Exercise aim.
Locate the string "this" throughout the material and copy every line in which it occurs.

* START Provided entries *

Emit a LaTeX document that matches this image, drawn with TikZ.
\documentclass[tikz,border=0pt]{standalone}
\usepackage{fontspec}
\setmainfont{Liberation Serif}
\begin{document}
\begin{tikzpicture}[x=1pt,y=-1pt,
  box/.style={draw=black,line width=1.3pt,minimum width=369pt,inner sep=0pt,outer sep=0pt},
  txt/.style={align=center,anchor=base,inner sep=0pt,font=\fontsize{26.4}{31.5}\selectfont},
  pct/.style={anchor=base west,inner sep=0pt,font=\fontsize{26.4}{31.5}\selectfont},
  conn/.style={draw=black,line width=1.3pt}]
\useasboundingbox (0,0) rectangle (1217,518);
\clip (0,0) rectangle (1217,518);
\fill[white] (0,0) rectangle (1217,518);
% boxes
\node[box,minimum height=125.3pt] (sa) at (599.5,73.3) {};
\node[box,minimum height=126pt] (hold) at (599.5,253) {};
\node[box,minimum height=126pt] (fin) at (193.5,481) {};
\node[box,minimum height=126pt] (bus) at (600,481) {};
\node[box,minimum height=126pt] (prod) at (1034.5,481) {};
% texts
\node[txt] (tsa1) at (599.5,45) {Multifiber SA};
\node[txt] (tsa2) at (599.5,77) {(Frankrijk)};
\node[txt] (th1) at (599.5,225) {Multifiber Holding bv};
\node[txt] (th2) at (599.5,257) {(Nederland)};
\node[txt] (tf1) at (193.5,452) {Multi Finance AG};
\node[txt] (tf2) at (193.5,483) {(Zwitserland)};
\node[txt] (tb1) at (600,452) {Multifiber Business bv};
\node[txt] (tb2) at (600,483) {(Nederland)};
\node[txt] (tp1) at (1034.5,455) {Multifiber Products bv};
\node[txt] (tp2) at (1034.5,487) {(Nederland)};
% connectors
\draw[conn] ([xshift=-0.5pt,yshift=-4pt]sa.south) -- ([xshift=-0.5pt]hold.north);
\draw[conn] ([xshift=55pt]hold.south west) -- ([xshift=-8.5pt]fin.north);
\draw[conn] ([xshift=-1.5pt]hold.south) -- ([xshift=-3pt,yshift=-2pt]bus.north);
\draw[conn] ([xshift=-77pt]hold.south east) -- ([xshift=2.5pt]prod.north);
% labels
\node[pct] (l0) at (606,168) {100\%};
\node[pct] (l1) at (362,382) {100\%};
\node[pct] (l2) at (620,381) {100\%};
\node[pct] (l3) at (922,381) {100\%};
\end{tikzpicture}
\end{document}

* END Provided entries *
* START Provided entries *

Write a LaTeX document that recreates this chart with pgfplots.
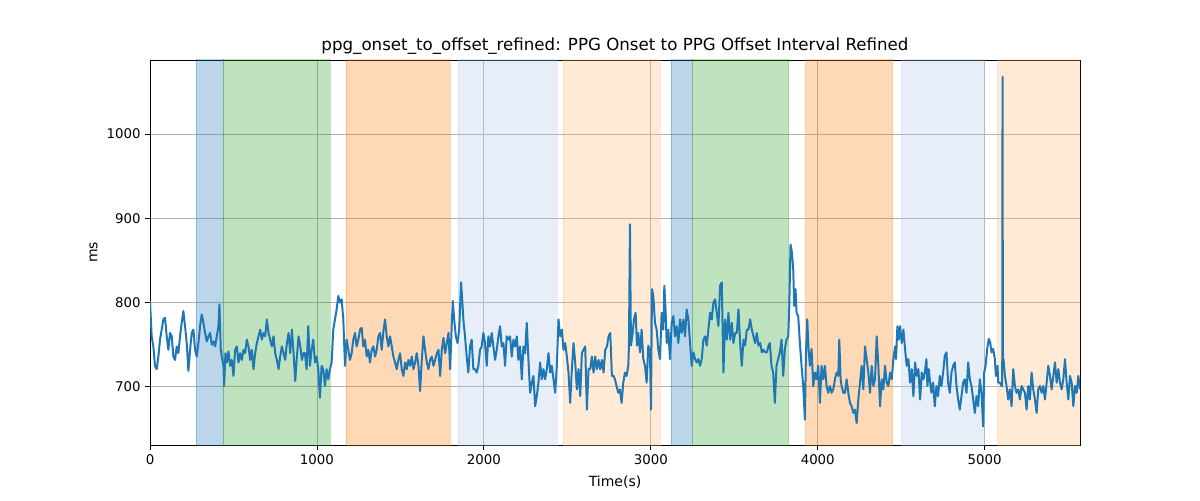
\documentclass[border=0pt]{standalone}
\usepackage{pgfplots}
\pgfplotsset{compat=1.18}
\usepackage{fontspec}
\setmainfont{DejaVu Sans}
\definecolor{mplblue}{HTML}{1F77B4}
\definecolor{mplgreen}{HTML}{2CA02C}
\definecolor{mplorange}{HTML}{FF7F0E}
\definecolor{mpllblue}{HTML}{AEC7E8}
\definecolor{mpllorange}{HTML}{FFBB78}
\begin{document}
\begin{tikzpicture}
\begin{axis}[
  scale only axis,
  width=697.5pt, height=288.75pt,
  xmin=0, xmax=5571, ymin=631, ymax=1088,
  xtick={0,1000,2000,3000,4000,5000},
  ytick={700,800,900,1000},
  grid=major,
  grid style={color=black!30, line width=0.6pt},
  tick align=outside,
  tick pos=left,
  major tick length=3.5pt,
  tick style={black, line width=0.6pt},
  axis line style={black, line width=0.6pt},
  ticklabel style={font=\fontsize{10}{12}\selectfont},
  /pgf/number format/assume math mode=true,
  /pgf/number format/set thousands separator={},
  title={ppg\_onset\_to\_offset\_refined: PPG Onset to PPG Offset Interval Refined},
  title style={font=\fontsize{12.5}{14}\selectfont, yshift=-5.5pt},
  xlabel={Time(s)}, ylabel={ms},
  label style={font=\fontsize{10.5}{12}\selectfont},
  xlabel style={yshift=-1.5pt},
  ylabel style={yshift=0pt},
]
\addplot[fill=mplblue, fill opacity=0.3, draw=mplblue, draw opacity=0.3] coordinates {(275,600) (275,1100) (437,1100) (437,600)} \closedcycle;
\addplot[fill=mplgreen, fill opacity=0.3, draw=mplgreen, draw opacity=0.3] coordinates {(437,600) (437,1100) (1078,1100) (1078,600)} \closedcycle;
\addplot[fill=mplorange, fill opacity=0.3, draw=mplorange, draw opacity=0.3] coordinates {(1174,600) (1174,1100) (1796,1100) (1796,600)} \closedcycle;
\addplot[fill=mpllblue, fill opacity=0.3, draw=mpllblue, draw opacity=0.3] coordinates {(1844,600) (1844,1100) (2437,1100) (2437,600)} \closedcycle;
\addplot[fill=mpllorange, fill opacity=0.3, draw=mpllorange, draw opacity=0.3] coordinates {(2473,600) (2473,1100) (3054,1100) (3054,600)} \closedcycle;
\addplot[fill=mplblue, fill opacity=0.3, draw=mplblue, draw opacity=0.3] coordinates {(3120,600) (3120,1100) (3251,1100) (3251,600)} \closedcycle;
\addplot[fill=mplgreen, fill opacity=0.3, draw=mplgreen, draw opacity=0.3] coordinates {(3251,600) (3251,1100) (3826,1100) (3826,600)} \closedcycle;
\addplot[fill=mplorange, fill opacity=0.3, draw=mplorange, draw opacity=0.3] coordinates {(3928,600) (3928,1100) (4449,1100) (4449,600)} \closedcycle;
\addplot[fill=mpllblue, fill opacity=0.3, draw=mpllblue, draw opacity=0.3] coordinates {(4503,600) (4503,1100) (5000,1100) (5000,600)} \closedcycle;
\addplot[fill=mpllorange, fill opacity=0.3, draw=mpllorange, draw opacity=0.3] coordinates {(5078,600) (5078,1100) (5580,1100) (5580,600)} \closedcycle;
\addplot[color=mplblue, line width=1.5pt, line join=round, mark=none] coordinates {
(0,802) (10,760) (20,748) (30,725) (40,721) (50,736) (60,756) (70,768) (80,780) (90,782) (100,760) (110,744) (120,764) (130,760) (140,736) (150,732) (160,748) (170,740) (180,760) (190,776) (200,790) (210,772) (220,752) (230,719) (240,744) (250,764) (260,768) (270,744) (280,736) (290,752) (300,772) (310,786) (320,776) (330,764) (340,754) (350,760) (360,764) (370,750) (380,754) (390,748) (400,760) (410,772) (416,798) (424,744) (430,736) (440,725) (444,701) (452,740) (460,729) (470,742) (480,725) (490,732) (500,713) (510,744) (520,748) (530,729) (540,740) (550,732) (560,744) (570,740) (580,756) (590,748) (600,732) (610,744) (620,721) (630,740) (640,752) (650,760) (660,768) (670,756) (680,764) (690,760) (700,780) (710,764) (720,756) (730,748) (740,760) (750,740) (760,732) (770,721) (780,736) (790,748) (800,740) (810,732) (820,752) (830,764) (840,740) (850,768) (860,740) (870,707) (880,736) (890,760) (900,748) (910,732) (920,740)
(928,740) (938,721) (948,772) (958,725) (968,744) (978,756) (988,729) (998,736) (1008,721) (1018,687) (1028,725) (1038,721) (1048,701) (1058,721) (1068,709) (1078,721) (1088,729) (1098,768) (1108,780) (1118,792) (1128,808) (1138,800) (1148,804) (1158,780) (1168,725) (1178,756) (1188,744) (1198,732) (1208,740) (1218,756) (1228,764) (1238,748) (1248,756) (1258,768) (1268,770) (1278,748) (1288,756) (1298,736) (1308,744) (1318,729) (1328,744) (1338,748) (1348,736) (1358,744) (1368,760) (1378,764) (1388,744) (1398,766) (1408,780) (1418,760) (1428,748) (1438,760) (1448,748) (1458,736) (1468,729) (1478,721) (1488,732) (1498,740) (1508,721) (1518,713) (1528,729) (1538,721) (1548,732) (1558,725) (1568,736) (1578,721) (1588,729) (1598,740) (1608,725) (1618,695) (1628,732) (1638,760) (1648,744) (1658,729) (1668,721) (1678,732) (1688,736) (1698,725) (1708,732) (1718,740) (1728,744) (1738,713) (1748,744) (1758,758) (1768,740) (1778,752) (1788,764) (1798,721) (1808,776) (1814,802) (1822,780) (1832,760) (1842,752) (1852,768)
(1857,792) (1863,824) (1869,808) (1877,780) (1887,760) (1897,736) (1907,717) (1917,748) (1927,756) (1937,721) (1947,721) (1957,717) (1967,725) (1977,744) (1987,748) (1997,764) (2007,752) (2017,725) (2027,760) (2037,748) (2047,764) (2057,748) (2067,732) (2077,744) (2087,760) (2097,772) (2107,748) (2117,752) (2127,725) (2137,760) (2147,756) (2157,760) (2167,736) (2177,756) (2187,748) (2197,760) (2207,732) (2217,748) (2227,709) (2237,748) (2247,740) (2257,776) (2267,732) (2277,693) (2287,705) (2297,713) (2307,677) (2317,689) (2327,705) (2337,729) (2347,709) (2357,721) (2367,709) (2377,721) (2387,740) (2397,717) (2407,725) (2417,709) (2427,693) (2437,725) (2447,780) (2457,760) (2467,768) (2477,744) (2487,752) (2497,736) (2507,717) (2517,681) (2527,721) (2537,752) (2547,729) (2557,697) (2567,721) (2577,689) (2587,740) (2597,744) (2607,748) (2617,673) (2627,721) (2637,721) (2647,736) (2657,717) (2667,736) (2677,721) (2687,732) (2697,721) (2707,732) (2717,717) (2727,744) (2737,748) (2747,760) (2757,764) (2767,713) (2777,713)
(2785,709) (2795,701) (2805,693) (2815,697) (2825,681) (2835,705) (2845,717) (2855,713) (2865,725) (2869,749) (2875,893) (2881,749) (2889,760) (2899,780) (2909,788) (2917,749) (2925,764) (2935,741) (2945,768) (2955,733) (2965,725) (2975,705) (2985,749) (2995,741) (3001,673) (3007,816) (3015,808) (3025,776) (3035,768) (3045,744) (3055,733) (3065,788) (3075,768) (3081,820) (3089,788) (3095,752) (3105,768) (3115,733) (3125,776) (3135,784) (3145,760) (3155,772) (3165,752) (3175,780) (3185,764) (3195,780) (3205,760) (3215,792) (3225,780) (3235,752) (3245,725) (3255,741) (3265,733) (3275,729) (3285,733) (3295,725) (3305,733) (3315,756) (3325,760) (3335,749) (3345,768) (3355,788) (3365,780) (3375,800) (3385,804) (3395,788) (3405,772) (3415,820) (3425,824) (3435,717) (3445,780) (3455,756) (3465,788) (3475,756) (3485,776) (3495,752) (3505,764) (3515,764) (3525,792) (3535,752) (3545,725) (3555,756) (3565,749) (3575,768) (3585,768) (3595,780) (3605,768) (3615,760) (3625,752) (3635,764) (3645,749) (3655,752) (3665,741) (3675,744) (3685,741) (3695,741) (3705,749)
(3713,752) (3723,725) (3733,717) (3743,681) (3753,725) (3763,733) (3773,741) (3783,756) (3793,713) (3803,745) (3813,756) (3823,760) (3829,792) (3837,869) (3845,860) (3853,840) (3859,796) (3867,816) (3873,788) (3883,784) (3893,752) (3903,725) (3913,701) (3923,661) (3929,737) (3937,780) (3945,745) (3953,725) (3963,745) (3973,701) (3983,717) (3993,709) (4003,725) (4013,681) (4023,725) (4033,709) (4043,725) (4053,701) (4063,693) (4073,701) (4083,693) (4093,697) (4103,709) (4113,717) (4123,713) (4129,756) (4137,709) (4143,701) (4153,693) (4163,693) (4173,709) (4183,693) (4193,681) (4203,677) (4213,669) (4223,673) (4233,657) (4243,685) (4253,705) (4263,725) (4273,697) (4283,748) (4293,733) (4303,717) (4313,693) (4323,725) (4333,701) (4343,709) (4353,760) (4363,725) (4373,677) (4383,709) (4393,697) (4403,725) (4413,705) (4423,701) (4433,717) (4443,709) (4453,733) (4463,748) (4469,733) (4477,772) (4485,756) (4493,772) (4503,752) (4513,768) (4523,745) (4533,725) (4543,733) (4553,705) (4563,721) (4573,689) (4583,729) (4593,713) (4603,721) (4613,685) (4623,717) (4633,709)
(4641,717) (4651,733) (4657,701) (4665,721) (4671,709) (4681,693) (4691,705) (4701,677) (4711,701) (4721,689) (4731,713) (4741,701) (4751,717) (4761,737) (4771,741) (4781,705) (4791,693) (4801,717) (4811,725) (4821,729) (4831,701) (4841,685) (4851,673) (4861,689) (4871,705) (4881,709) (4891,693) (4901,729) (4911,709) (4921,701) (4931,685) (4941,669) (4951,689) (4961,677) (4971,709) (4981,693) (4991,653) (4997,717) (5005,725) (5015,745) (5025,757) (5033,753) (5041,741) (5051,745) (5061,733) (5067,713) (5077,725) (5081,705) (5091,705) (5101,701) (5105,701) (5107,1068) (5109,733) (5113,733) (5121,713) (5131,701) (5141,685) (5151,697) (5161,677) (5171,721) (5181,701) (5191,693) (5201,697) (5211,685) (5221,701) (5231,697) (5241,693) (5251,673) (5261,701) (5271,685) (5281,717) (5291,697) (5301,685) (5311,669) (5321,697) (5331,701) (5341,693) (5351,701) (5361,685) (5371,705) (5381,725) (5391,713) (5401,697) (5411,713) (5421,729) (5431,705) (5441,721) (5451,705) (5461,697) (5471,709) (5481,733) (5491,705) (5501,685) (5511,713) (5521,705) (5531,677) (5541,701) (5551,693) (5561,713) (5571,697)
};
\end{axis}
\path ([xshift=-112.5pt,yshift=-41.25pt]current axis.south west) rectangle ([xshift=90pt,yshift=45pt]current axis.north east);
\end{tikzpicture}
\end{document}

* END Provided entries *

In response.
Emit a LaTeX document that matches this image, drawn with TikZ.
Write a LaTeX document that recreates this chart with pgfplots.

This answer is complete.